We’re all used to going to talk to our GPs about even the most embarrassing of physical conditions, but if you’ve never talked to your GP about your mental health, having that initial conversation can be pretty daunting.
Don’t delay, talk today
Common patient concerns include:
- Fear of being labelled and judged by their GP,
- Fear that information will then be on their medical record and that other people (e.g. surgery receptionist/practice nurse) will read it and gossip,
- Fear that a future employer will be able to access the information about their condition.
- Feelings of lack of self worth,
- Doubts that one will be listened to,
- Doubts that anyone cares,
- Fears that one will not be able to explain what is wrong,
- Fear that ones problems would not be understood.

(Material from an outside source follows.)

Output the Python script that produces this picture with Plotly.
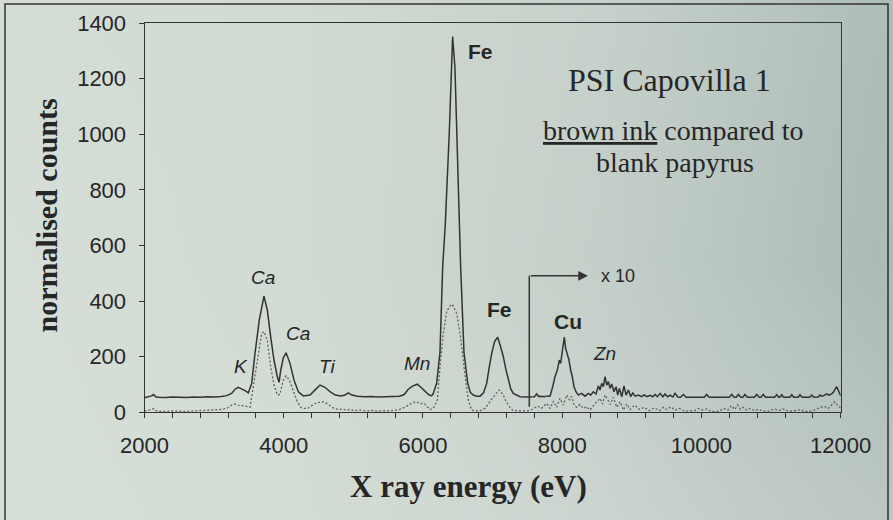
import base64
import struct
import zlib

import plotly.graph_objects as go

# ---------------- data ----------------
# brown ink spectrum (solid line); values above 7527 eV shown x10
energy_ink = [2000, 2040, 2080, 2110, 2130, 2160, 2200, 2300, 2400, 2500, 2600, 2700, 2800, 2900,
              3000, 3100, 3180, 3252, 3300, 3347, 3400, 3444, 3492, 3540, 3587, 3649, 3716, 3764,
              3812, 3860, 3908, 3932, 3956, 3994, 4033, 4090, 4147, 4210, 4281, 4377, 4473, 4521,
              4593, 4665, 4740, 4820, 4880, 4927, 4980, 5060, 5160, 5260, 5360, 5460, 5560, 5660,
              5730, 5789, 5850, 5918, 5970, 6029, 6080, 6125, 6148, 6197, 6244, 6283, 6320, 6377,
              6406, 6426, 6459, 6484, 6521, 6541, 6589, 6642, 6680, 6722, 6770, 6819, 6870, 6915,
              6950, 6987, 7030, 7073, 7110, 7154, 7190, 7226, 7260, 7297, 7350, 7394, 7460, 7527,
              7560, 7600, 7633, 7660, 7681, 7740, 7790, 7825, 7863, 7896, 7930, 7958, 7977, 8001,
              8030, 8049, 8073, 8097, 8121, 8145, 8169, 8198, 8231, 8279, 8327, 8375, 8409, 8447,
              8485, 8519, 8543, 8567, 8591, 8615, 8639, 8663, 8687, 8711, 8744, 8773, 8797, 8821,
              8855, 8888, 8917, 8951, 8984, 9013, 9047, 9095, 9142, 9176, 9215, 9262, 9301, 9334,
              9368, 9406, 9445, 9478, 9512, 9550, 9590, 9620, 9660, 9700, 9740, 9780, 9900, 10040,
              10075, 10110, 10400, 10434, 10470, 10500, 10530, 10565, 10595, 10625, 10660, 10760,
              10794, 10830, 10855, 10888, 10920, 11050, 11081, 11110, 11125, 11152, 11180, 11270,
              11296, 11325, 11390, 11415, 11445, 11555, 11583, 11615, 11680, 11702, 11730, 11760,
              11798, 11830, 11870, 11894, 11942, 11976, 12000]
counts_ink = [52, 54, 56, 60, 64, 56, 54, 53, 55, 54, 53, 55, 54, 56,
              55, 57, 60, 68, 83, 90, 84, 78, 70, 104, 212, 332, 418, 368,
              272, 188, 128, 108, 150, 196, 214, 176, 116, 74, 59, 62, 86, 98,
              90, 74, 62, 59, 62, 70, 62, 58, 56, 57, 55, 56, 55, 58,
              64, 83, 94, 101, 90, 74, 64, 59, 68, 105, 215, 523, 675, 1001,
              1240, 1351, 1240, 1001, 675, 523, 215, 105, 72, 62, 58, 58, 70, 104,
              160, 212, 255, 270, 240, 200, 155, 116, 85, 68, 60, 56, 55, 56,
              57, 56, 66, 57, 58, 56, 59, 58, 92, 128, 152, 188, 176, 224,
              270, 230, 206, 188, 152, 128, 92, 74, 62, 68, 58, 68, 62, 74,
              66, 95, 80, 104, 92, 128, 98, 110, 86, 102, 74, 92, 62, 86,
              56, 95, 62, 80, 56, 70, 58, 62, 56, 63, 56, 61, 56, 64,
              56, 68, 56, 66, 56, 62, 55, 68, 55, 54, 64, 54, 54, 54,
              64, 54, 54, 64, 54, 54, 64, 54, 54, 64, 54, 54,
              64, 54, 54, 64, 54, 54, 63, 54, 54, 63, 54, 54,
              63, 54, 54, 63, 54, 54, 62, 54, 55, 62, 58, 60,
              66, 62, 66, 72, 92, 70, 60]

# blank papyrus spectrum (dotted line); values above 7527 eV shown x10
energy_blank = [2000, 2040, 2080, 2110, 2130, 2160, 2200, 2300, 2400, 2500, 2600, 2700, 2800, 2900,
                3000, 3100, 3181, 3252, 3300, 3340, 3372, 3420, 3468, 3515, 3563, 3620, 3683, 3716,
                3764, 3812, 3860, 3908, 3944, 3994, 4033, 4080, 4138, 4195, 4243, 4290, 4340, 4380,
                4425, 4480, 4521, 4570, 4617, 4665, 4720, 4780, 4840, 4900, 4960, 5020, 5100, 5180,
                5260, 5340, 5420, 5500, 5580, 5660, 5740, 5800, 5850, 5910, 5960, 6010, 6060, 6100,
                6148, 6206, 6244, 6292, 6340, 6380, 6421, 6484, 6532, 6579, 6618, 6651, 6699, 6760,
                6830, 6890, 6939, 6990, 7035, 7070, 7097, 7125, 7154, 7190, 7226, 7260, 7297, 7360,
                7430, 7500, 7560, 7610, 7650, 7700, 7740, 7777, 7825, 7873, 7920, 7968, 8016, 8064,
                8102, 8135, 8170, 8208, 8255, 8303, 8350, 8400, 8447, 8495, 8543, 8580, 8615, 8650,
                8687, 8735, 8783, 8831, 8880, 8927, 8975, 9040, 9110, 9180, 9250, 9320, 9400, 9450,
                9500, 9560, 9620, 9680, 9760, 9820, 9900, 9960, 10020, 10080, 10130, 10200, 10260,
                10320, 10380, 10430, 10480, 10520, 10560, 10600, 10650, 10700, 10760, 10820, 10900,
                10960, 11050, 11110, 11180, 11250, 11330, 11420, 11470, 11540, 11620, 11700, 11760,
                11820, 11880, 11916, 11950, 11990, 12000]
counts_blank = [4, 6, 8, 12, 13, 6, 4, 3, 5, 4, 3, 5, 6, 8,
                9, 10, 14, 26, 30, 26, 23, 24, 20, 18, 92, 188, 284, 290,
                260, 164, 98, 62, 64, 116, 131, 116, 80, 38, 18, 14, 14, 20,
                26, 36, 35, 38, 32, 22, 14, 10, 12, 8, 10, 6, 8, 5,
                7, 4, 6, 5, 8, 10, 18, 28, 35, 38, 30, 33, 18, 10,
                14, 44, 164, 284, 362, 380, 389, 356, 284, 176, 104, 44, 8, 5,
                6, 14, 32, 48, 62, 75, 80, 72, 62, 40, 26, 14, 6, 5,
                6, 5, 10, 18, 22, 14, 24, 32, 14, 40, 18, 50, 26, 62,
                45, 57, 26, 18, 28, 14, 20, 8, 24, 38, 50, 30, 62, 47,
                28, 54, 18, 38, 8, 30, 10, 26, 10, 18, 6, 16, 6, 18,
                10, 20, 8, 14, 4, 5, 6, 14, 8, 12, 4, 3, 5,
                14, 8, 24, 10, 26, 10, 18, 8, 14, 6, 10, 4,
                4, 12, 6, 12, 4, 5, 10, 4, 3, 8, 16, 22,
                14, 30, 38, 26, 18, 12]

x_ticks = [2000, 4000, 6000, 8000, 10000, 12000]
y_ticks = [0, 200, 400, 600, 800, 1000, 1200, 1400]

# peak labels: (text, energy, counts, style)
peak_labels = [
    ("K", 3379, 166, "i"), ("Ca", 3702, 486, "i"), ("Ca", 4198, 285, "i"),
    ("Ti", 4621, 166, "i"), ("Mn", 5907, 174, "i"), ("Fe", 6833, 1296, "b"),
    ("Fe", 7106, 368, "b"), ("Cu", 8076, 328, "b"), ("Zn", 8614, 210, "i"),
]
scale_switch_energy = 7527

# ---------------- layout geometry ----------------
W, H = 893, 520
PX_L, PX_R, PX_T, PX_B = 144.5, 840.7, 23.0, 412.3


def px(x):
    return x / W


def py(y):
    return 1 - y / H


# ---------------- background gradient image ----------------
ctrl_x = [0, 300, 600, 893]
ctrl_y = [0, 260, 520]
ctrl_c = [
    [(211, 221, 213), (209, 219, 211), (199, 209, 203), (174, 189, 184)],
    [(213, 223, 215), (209, 219, 211), (197, 207, 201), (170, 186, 181)],
    [(214, 223, 216), (211, 220, 213), (203, 212, 206), (188, 199, 194)],
]


def interp1(xs, v):
    for i in range(len(xs) - 1):
        if xs[i] <= v <= xs[i + 1]:
            return i, (v - xs[i]) / (xs[i + 1] - xs[i])
    return len(xs) - 2, 1.0


def bg_color(x, y):
    i, tx = interp1(ctrl_x, x)
    j, ty = interp1(ctrl_y, y)
    out = []
    for k in range(3):
        a = ctrl_c[j][i][k] * (1 - tx) + ctrl_c[j][i + 1][k] * tx
        b = ctrl_c[j + 1][i][k] * (1 - tx) + ctrl_c[j + 1][i + 1][k] * tx
        out.append(int(round(a * (1 - ty) + b * ty)))
    return out


def make_png(w, h):
    raw = bytearray()
    for r in range(h):
        raw.append(0)
        for c in range(w):
            raw.extend(bg_color((c + 0.5) * W / w, (r + 0.5) * H / h))

    def chunk(t, d):
        return struct.pack(">I", len(d)) + t + d + struct.pack(">I", zlib.crc32(t + d) & 0xFFFFFFFF)

    return (b"\x89PNG\r\n\x1a\n" + chunk(b"IHDR", struct.pack(">IIBBBBB", w, h, 8, 2, 0, 0, 0))
            + chunk(b"IDAT", zlib.compress(bytes(raw), 9)) + chunk(b"IEND", b""))


bg_uri = "data:image/png;base64," + base64.b64encode(make_png(179, 104)).decode()

# ---------------- figure ----------------
fig = go.Figure()
fig.add_trace(go.Scatter(x=energy_blank, y=counts_blank, mode="lines", name="blank papyrus",
                         line=dict(color="#5f5f5f", width=1.3, dash="2px,2px"), showlegend=False))
fig.add_trace(go.Scatter(x=energy_ink, y=counts_ink, mode="lines", name="brown ink",
                         line=dict(color="#333333", width=1.5), showlegend=False))

tick_font = dict(family="Liberation Sans, Arial, sans-serif", size=22, color="#262626")
fig.update_xaxes(domain=[px(PX_L), px(PX_R)], range=[2000, 12000], tickvals=x_ticks,
                 ticktext=[str(v) for v in x_ticks], showline=True, linecolor="#333333",
                 linewidth=1, mirror=True, ticks="outside", ticklen=5, tickcolor="#333333",
                 minor=dict(dtick=400, tick0=2000, ticks="outside", ticklen=5, tickcolor="#333333"),
                 showgrid=False, zeroline=False, tickfont=tick_font, ticklabelstandoff=8,
                 automargin=False)
fig.update_yaxes(domain=[py(PX_B), py(PX_T)], range=[0, 1400], tickvals=y_ticks,
                 showline=True, linecolor="#333333", linewidth=1, mirror=True, ticks="outside",
                 ticklen=5, tickcolor="#333333", showgrid=False, zeroline=False,
                 tickfont=tick_font, ticklabelstandoff=8, automargin=False)

annotations = []
for text, e, c, style in peak_labels:
    if style == "b":
        annotations.append(dict(x=e, y=c, xref="x", yref="y", text="<b>%s</b>" % text,
                                showarrow=False, font=dict(family="Liberation Sans, Arial", size=21, color="#262626")))
    else:
        annotations.append(dict(x=e, y=c, xref="x", yref="y", text="<i>%s</i>" % text,
                                showarrow=False, font=dict(family="Liberation Sans, Arial", size=19, color="#262626")))

annotations += [
    dict(x=8801, y=490, xref="x", yref="y", text="x 10", showarrow=False,
         font=dict(family="Liberation Sans, Arial", size=18, color="#262626")),
    dict(x=8370, y=491, xref="x", yref="y", ax=scale_switch_energy, ay=491, axref="x", ayref="y",
         text="", showarrow=True, arrowhead=2, arrowsize=1.3, arrowwidth=1.5, arrowcolor="#333333"),
    dict(x=9546, y=1195, xref="x", yref="y", text="PSI Capovilla 1", showarrow=False,
         font=dict(family="Liberation Serif, Times New Roman, serif", size=32, color="#262626")),
    dict(x=9603, y=1015, xref="x", yref="y", text="<u>brown ink</u> compared to", showarrow=False,
         font=dict(family="Liberation Serif, Times New Roman, serif", size=28, color="#262626")),
    dict(x=9617, y=897, xref="x", yref="y", text="blank papyrus", showarrow=False,
         font=dict(family="Liberation Serif, Times New Roman, serif", size=28, color="#262626")),
    dict(x=px(468), y=py(486), xref="paper", yref="paper", xanchor="center", yanchor="middle",
         text="<b>X ray energy (eV)</b>", showarrow=False,
         font=dict(family="Liberation Serif, Times New Roman, serif", size=31, color="#262626")),
    dict(x=px(45.5), y=py(216), xref="paper", yref="paper", xanchor="center", yanchor="middle",
         text="<b>normalised counts</b>", textangle=-90, showarrow=False,
         font=dict(family="Liberation Serif, Times New Roman, serif", size=30, color="#262626")),
]

shapes = [
    dict(type="line", xref="x", yref="y", x0=scale_switch_energy, x1=scale_switch_energy, y0=20, y1=491,
         line=dict(color="#333333", width=1.5)),
    dict(type="rect", xref="paper", yref="paper", x0=px(5), x1=px(888), y0=-0.05, y1=py(4),
         line=dict(color="#333333", width=1.5), fillcolor="rgba(0,0,0,0)", layer="above"),
]

fig.update_layout(
    width=W, height=H, autosize=False,
    margin=dict(l=0, r=0, t=0, b=0, pad=0),
    paper_bgcolor="#cfd8d1", plot_bgcolor="rgba(0,0,0,0)",
    images=[dict(source=bg_uri, xref="paper", yref="paper", x=0, y=1, sizex=1, sizey=1,
                 xanchor="left", yanchor="top", sizing="stretch", layer="below")],
    annotations=annotations, shapes=shapes, showlegend=False,
)

fig.write_html("out.html", config={"displayModeBar": False},
               post_script="document.body.style.margin='0';document.body.style.overflow='hidden';")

All too frequently used in self justification for avoiding the subject.
Many of us find it difficult to find the words to explain what it is that we are feeling, often not recognising that or not wanting to acknowledge that our problems have an element of mental health involved and instead insisting that they have some undiagnosed physical problem that is causing all of our distress.
As a consequence, many people suffer unnecessarily by delaying talking to their GP until they reach a real crisis point.

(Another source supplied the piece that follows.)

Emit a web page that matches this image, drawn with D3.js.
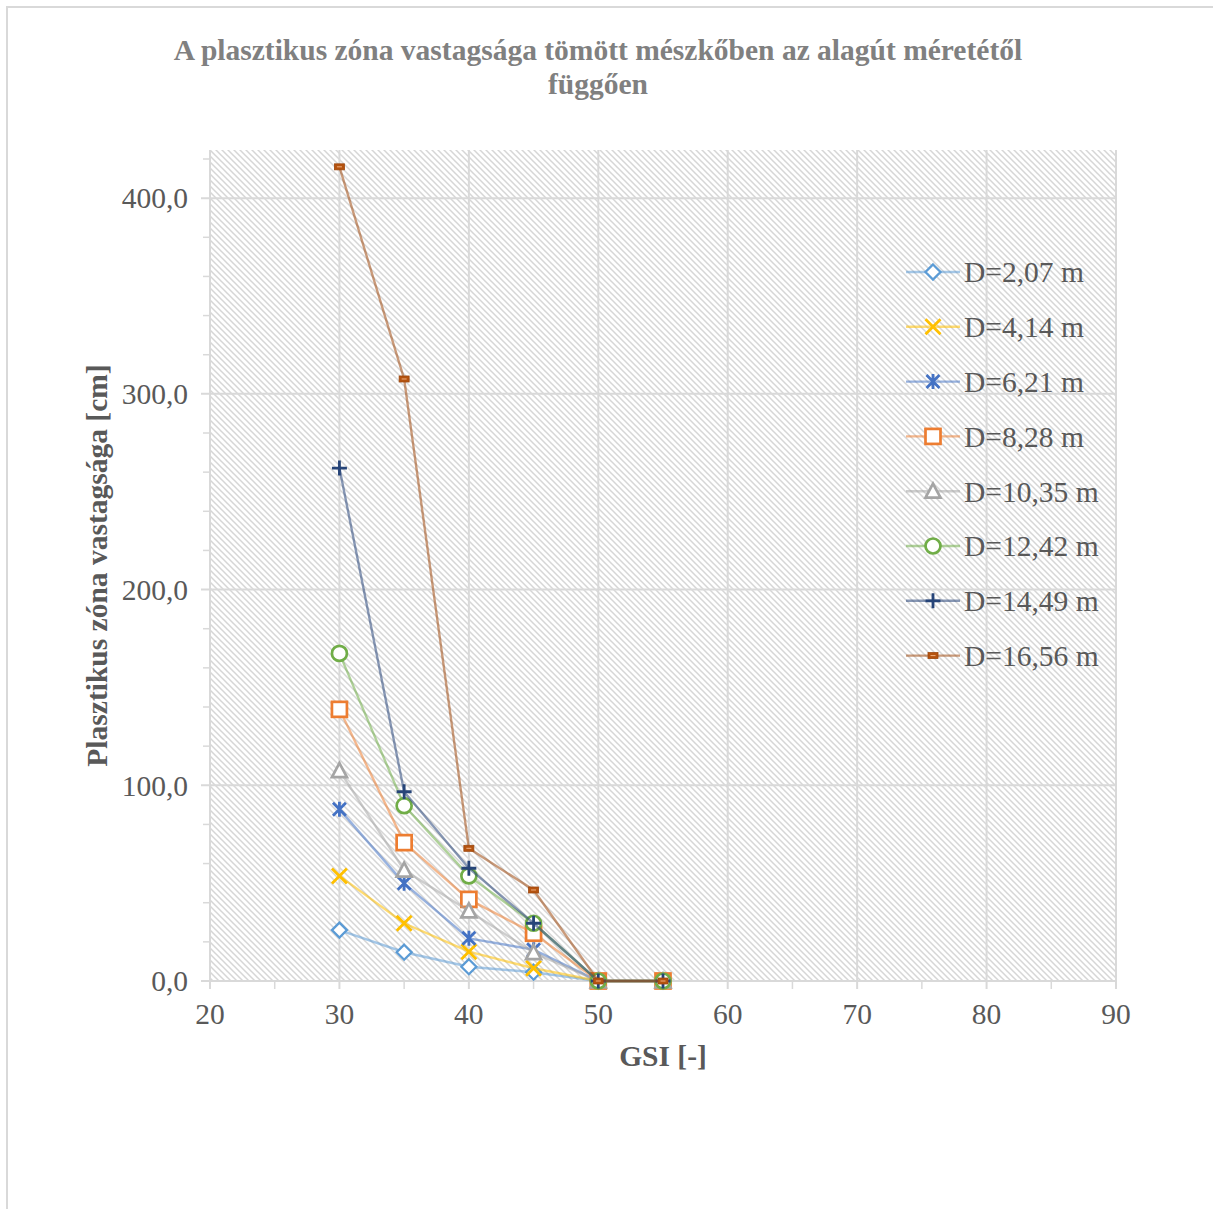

Getting help rapidly is the best way to manage mental health difficulties and to reduce the suffering that a mental illness causes. As GPs are normally the first medical professional we do talk to, they’re used to dealing with all mental health issues. Around third of GP appointments involve some discussion of one’s mental well being.
Trust your GP
Almost all of these fears and excuses for not doing something are unfounded. Your GP wouldn’t judge you any more for being depressed than they would for having hemorrhoids or suffering from incontinence – they are there to help you.
No-one should be looking at your medical record without good reason and if an employee of a GP surgery revealed any detail that they had learnt through the course of their work they would be summarily dismissed. It is illegal for an employer or the government to discriminate against you for having had a mental health issue – or any other disability – and they would have to have a very good reason to get a GP to reveal such confidential details anyway.
GPs are very aware of the special nature of their role and will protect it in almost all circumstances. Your GP really is the first person you should talk to about any health problem and they should always provide you with that confidential and non-judgemental environment to express why you’re there and what your concerns are.
Before your appointment
There are a couple of things that you can do to make sure that you do get the best from your GP:
- The most important one is to make sure that you have enough time to really talk things through. A standard GP appointment is only 10 minutes, so it is useful to tell the receptionist when you book the appointment that you will need a double appointment – don’t worry – it is allowed! (and the receptionist really doesn’t need to know why you want to have that extra time!)
- One good way to make sure that you really do cover everything is to write it all down beforehand. Consider downloading and printing information via the internet and bring it with you – the GP might not read it all there and then – but it might be useful to them in understanding what you are worried about.
- Take someone with you to support you and help you explain things if you are worried about that – it’s your appointment, and your GP will be happy to go along with anything that makes it easier for you to talk to him or her.
During the appointment
During the appointment you and your doctor will usually discuss
- what your physical and emotional symptoms are
- what sort of things might trigger you to feel the way you do
- what you believe the underlying cause may be
- how this is affecting you and your family.
- your medical history and your family history, especially in terms of any previous examples of mental health conditions, either diagnosed or not
- your drugs and alcohol use and any thoughts or plans you might have to harm yourself.
You’re also very likely to be asked to fill in a health questionnaire which will help the GP to score the severity of your condition. In almost all cases this will result in your GP making a diagnosis, though, if they really feel they have to, they might also refer you on to a specialist mental health service.
Your GP will then discuss your treatment options with you to help you to manage the symptoms you’ve been experiencing and agree with you what type of interventions would be most appropriate.
These might include trying to make some lifestyle changes such as reducing alcohol intake or increasing exercise, perhaps a referral on to a counselling service or maybe taking some medication. Having explained how these different treatments work and agreeing a plan with you, usually your GP will then set up a follow-up appointment for a few weeks’ time so that he or she can keep track of how you’re doing and re-assess the plan with you if it doesn’t seem to be working.
Of course, if you feel that things are not getting any better and that the agreed plan isn’t making a difference, you can always ring up and make an earlier appointment.
Occasionally, for instance if your GP feels you are in crisis or is concerned that your condition is such that they do not have the expertise to give you the support that you need, they might refer you on to local mental health services, or even to A&E if immediate action is needed.
Please remember that if you feel you’re in an acute mental health crisis and you really feel desperate for help, you can always head straight for A&E yourself or call the Samaritans helpline which operates 24 hours a day (Tel: 116123).